- The Washington Times - Tuesday, May 21, 2013

A political crisis is brewing in Libya with the imminent resignations of the president of the legislature, dozens of lawmakers and as many as eight Cabinet ministers, following the adoption of a law that bans officials who had served under late dictator Moammar Gadhafi from holding public office.

Mohamed al-Megariaf, president of Libya’s General National Congress, is expected to step down before the law goes into effect June 6. He was Libya’s ambassador to India when he defected in the 1980s.

“There will be political uncertainty because of the fact that most of the people who had any experience in government are being accused of being members of Gadhafi’s regime; they are being ostracized,” said Karim Mezran, senior fellow at the Atlantic Council’s Rafik Hariri Center for the Middle East. “So what you have left is people who have no experience in administration.”

“You’re talking about tens of thousands of people who will be out of a job,” Mr. Mezran added.

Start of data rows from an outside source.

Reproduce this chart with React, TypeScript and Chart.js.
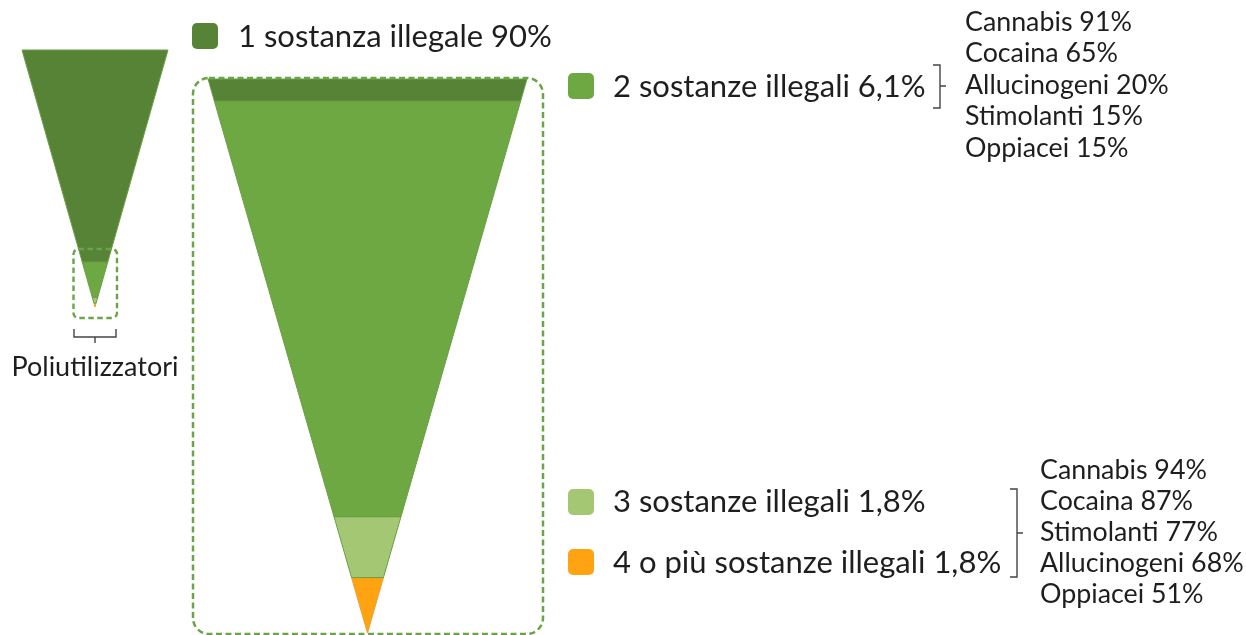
import { useEffect, useRef } from "react";
import { Chart, registerables } from "chart.js";

Chart.register(...registerables);

// ---------- data ----------
const categories = [
  "1 sostanza illegale",
  "2 sostanze illegali",
  "3 sostanze illegali",
  "4 o più sostanze illegali",
];
const shareValues = [90, 6.1, 1.8, 1.8];
const layerColors = ["#578337", "#6EA842", "#A3C772", "#FFA312"];
// depth (0 = top edge, 1 = apex) where each layer ends
const bigFunnelEnds = [0.04, 0.79, 0.9, 1];
const smallFunnelEnds = [0.825, 0.962, 0.985, 1];
const subs2Names = ["Cannabis", "Cocaina", "Allucinogeni", "Stimolanti", "Oppiacei"];
const subs2Values = [91, 65, 20, 15, 15];
const subs3Names = ["Cannabis", "Cocaina", "Stimolanti", "Allucinogeni", "Oppiacei"];
const subs3Values = [94, 87, 77, 68, 51];
const groupLabel = "Poliutilizzatori";

// ---------- layout (pixel space of the 1246x635 plot) ----------
const W = 1246;
const H = 635;
const smallFunnel = { cx: 95, top: 50, bottom: 307, half: 73 };
const bigFunnel = { cx: 367.5, top: 79, bottom: 633, half: 159.5 };
const FONT = "Lato, 'Open Sans', sans-serif";

const fmt = (v: number) => String(v).replace(".", ",") + "%";

function layerPolygon(f: { cx: number; top: number; bottom: number; half: number }, d0: number, d1: number) {
  const h = f.bottom - f.top;
  const y0 = f.top + d0 * h;
  const y1 = f.top + d1 * h;
  const w0 = f.half * (1 - d0);
  const w1 = f.half * (1 - d1);
  return [
    { x: f.cx - w0, y: y0 },
    { x: f.cx + w0, y: y0 },
    { x: f.cx + w1, y: y1 },
    { x: f.cx - w1, y: y1 },
    { x: f.cx - w0, y: y0 },
  ];
}

function funnelDatasets(f: any, ends: number[], name: string) {
  return ends.map((end, i) => {
    const start = i === 0 ? 0 : ends[i - 1];
    return {
      type: "line" as const,
      label: `${name} ${categories[i]}`,
      data: layerPolygon(f, start, end),
      backgroundColor: layerColors[i],
      borderColor: i === 3 ? "#E8A030" : "#6A9F45",
      borderWidth: 1,
      pointRadius: 0,
      fill: "shape",
      tension: 0,
      order: 1,
    };
  });
}

export default function App() {
  const ref = useRef<HTMLCanvasElement | null>(null);

  useEffect(() => {
    if (!ref.current) return;

    const decor = {
      id: "decor",
      afterDatasetsDraw(chart: any) {
        const { ctx } = chart;
        const xs = chart.scales.x;
        const ys = chart.scales.y;
        const px = (v: number) => xs.getPixelForValue(v);
        const py = (v: number) => ys.getPixelForValue(v);

        // dashed boxes
        ctx.save();
        ctx.strokeStyle = "#6AA446";
        ctx.lineWidth = 2.5;
        ctx.setLineDash([6, 3.5]);
        ctx.beginPath();
        ctx.roundRect(px(193), py(78), px(543) - px(193), py(634) - py(78), 16);
        ctx.stroke();
        ctx.lineWidth = 2.4;
        ctx.setLineDash([5.5, 3.5]);
        ctx.beginPath();
        ctx.roundRect(px(73.5), py(249), px(117) - px(73.5), py(318) - py(249), 5);
        ctx.stroke();
        ctx.restore();
      },
      afterDraw(chart: any) {
        const { ctx } = chart;
        const xs = chart.scales.x;
        const ys = chart.scales.y;
        const px = (v: number) => xs.getPixelForValue(v);
        const py = (v: number) => ys.getPixelForValue(v);
        ctx.save();

        // brackets
        ctx.strokeStyle = "#444";
        ctx.lineWidth = 1.4;
        ctx.setLineDash([]);
        // under small funnel
        ctx.beginPath();
        ctx.moveTo(px(74), py(329));
        ctx.lineTo(px(74), py(337));
        ctx.lineTo(px(116), py(337));
        ctx.lineTo(px(116), py(329));
        ctx.moveTo(px(95), py(337));
        ctx.lineTo(px(95), py(343));
        ctx.stroke();
        // right bracket for group 2
        ctx.beginPath();
        ctx.moveTo(px(933), py(65));
        ctx.lineTo(px(940), py(65));
        ctx.lineTo(px(940), py(108));
        ctx.lineTo(px(933), py(108));
        ctx.moveTo(px(940), py(86));
        ctx.lineTo(px(946), py(86));
        ctx.stroke();
        // right bracket for groups 3-4
        ctx.beginPath();
        ctx.moveTo(px(1010), py(489));
        ctx.lineTo(px(1017), py(489));
        ctx.lineTo(px(1017), py(577));
        ctx.lineTo(px(1010), py(577));
        ctx.moveTo(px(1017), py(533));
        ctx.lineTo(px(1023), py(533));
        ctx.stroke();

        // legend markers
        const markers = [
          [192, 23],
          [568, 73],
          [568, 489],
          [568, 549],
        ];
        markers.forEach(([x, y], i) => {
          ctx.fillStyle = layerColors[i];
          ctx.beginPath();
          ctx.roundRect(px(x), py(y), 26, 26, 5);
          ctx.fill();
        });

        // legend texts
        ctx.fillStyle = "#1E1E1E";
        ctx.textBaseline = "middle";
        ctx.textAlign = "left";
        ctx.font = `31px ${FONT}`;
        const labelPos = [
          [238, 37],
          [613, 87],
          [613, 502],
          [613, 563],
        ];
        labelPos.forEach(([x, y], i) => {
          ctx.fillText(`${categories[i]} ${fmt(shareValues[i])}`, px(x), py(y));
        });

        ctx.font = `26.8px ${FONT}`;
        subs2Names.forEach((n, i) => {
          ctx.fillText(`${n} ${fmt(subs2Values[i])}`, px(965), py(22 + i * 31.5));
        });
        subs3Names.forEach((n, i) => {
          ctx.fillText(`${n} ${fmt(subs3Values[i])}`, px(1040), py(470 + i * 31));
        });

        ctx.font = `27px ${FONT}`;
        ctx.textAlign = "center";
        ctx.fillText(groupLabel, px(95), py(367));
        ctx.restore();
      },
    };

    const chart = new Chart(ref.current, {
      type: "scatter",
      data: {
        datasets: [
          ...funnelDatasets(smallFunnel, smallFunnelEnds, "small"),
          ...funnelDatasets(bigFunnel, bigFunnelEnds, "big"),
        ] as any,
      },
      options: {
        animation: false,
        responsive: false,
        maintainAspectRatio: false,
        devicePixelRatio: 1,
        layout: { padding: 0 },
        showLine: true,
        scales: {
          x: { type: "linear", min: 0, max: W, display: false },
          y: { type: "linear", min: 0, max: H, reverse: true, display: false },
        },
        plugins: {
          legend: { display: false },
          tooltip: { enabled: false },
        },
      } as any,
      plugins: [decor],
    });

    let alive = true;
    const fonts = (document as any).fonts;
    if (fonts && fonts.load) {
      Promise.all([fonts.load(`31px Lato`), fonts.load(`27px Lato`)]).then(() => {
        if (alive) chart.draw();
      });
    }
    return () => {
      alive = false;
      chart.destroy();
    };
  }, []);

  return (
    <div style={{ position: "absolute", left: 0, top: 0, width: W, height: H, background: "#fff" }}>
      <canvas ref={ref} width={W} height={H} style={{ display: "block" }} />
    </div>
  );
}
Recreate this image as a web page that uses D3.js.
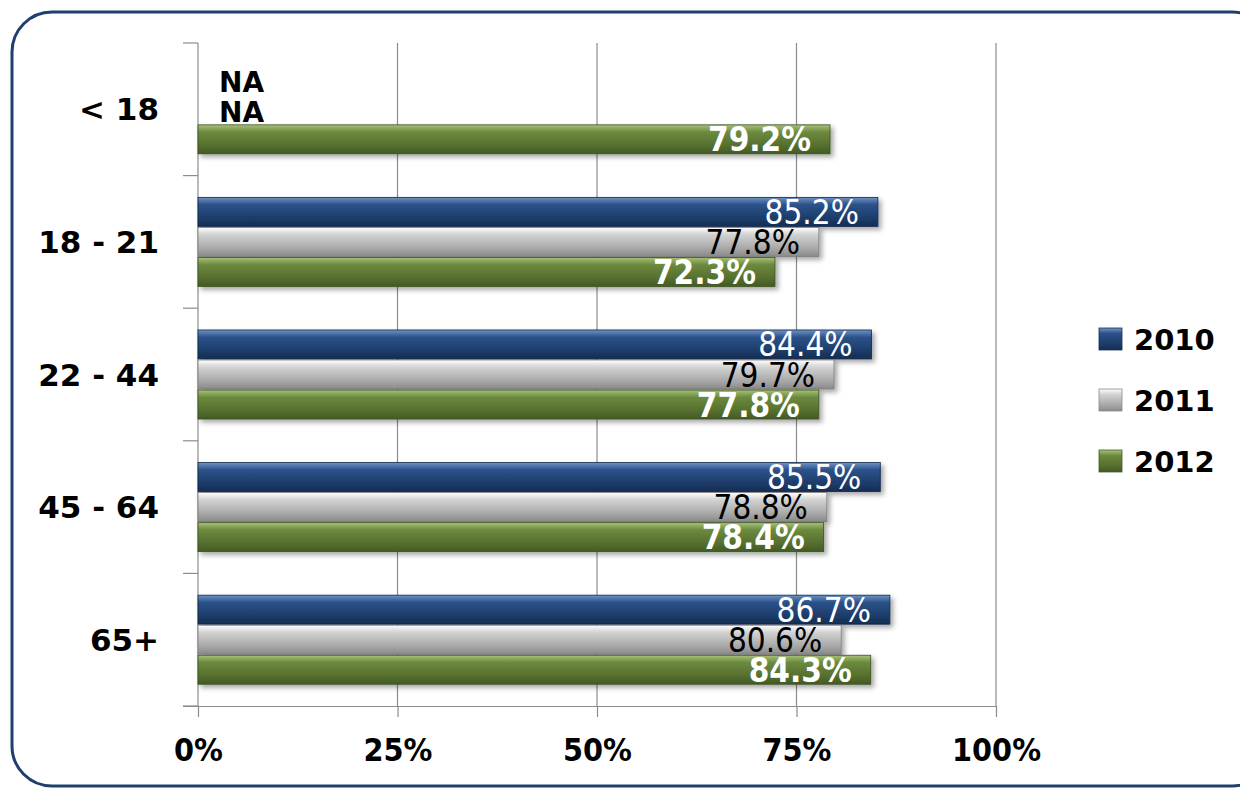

Prime Minister Ali Zeidan has said he will reshuffle his Cabinet in response to the expected departure of more than a half-dozen ministers. Mr. Zeidan worked under Mr. al-Megariaf in New Delhi but is untouched by the law because he held a junior role.

The General National Congress passed the Political Isolation Law under pressure from militias that had laid siege to government ministries in Tripoli and demanded the legislation be approved.

The law bars from public office anyone who held an official position from Sept. 1, 1969, when Gadhafi seized power, until the end of the revolution Oct. 23, 2011. Gadhafi was killed by rebels on Oct. 20, 2011.

Libyans who played a prominent role in the revolution, including former interim Prime Minister Mahmoud Jibril and Mustafa Abdul Jalil, chairman of the rebels’ National Transitional Council, will be barred from public office for 10 years under the law.

A Political Positions Standards Implementation Authority will decide who else is affected by the law.

Earlier this month, the U.S., Britain and France expressed concern over the situation in Libya, saying it is vital that the country’s institutions operate free from armed intimidation.

“The democratically elected representatives and leaders of the Libyan people must be able to carry out their duties and move forward with the constitution motivated by their responsibility to the Libyans who elected them rather than by the threat of force,” the statement from the three countries says.

Defense Minister Mohamed Barghathi offered his resignation soon after the isolation law was passed in protest against what he said was an “assault on democracy” by the militias. Mr. Zeidan eventually persuaded Mr. Barghathi to stay on.

However, Mr. Barghathi, a commander of the air force in the eastern city of Benghazi before he retired in 1994, is expected to lose his job under the new law.

In March, the chairman of Libya’s parliamentary human rights committee, Hassan El Amin, fled to London saying militias had threatened to kill him after he criticized their unchecked power and flagrant violations of the law.

“The balance of power belongs to the militias and hooligans on the streets,” Mr. El Amin said.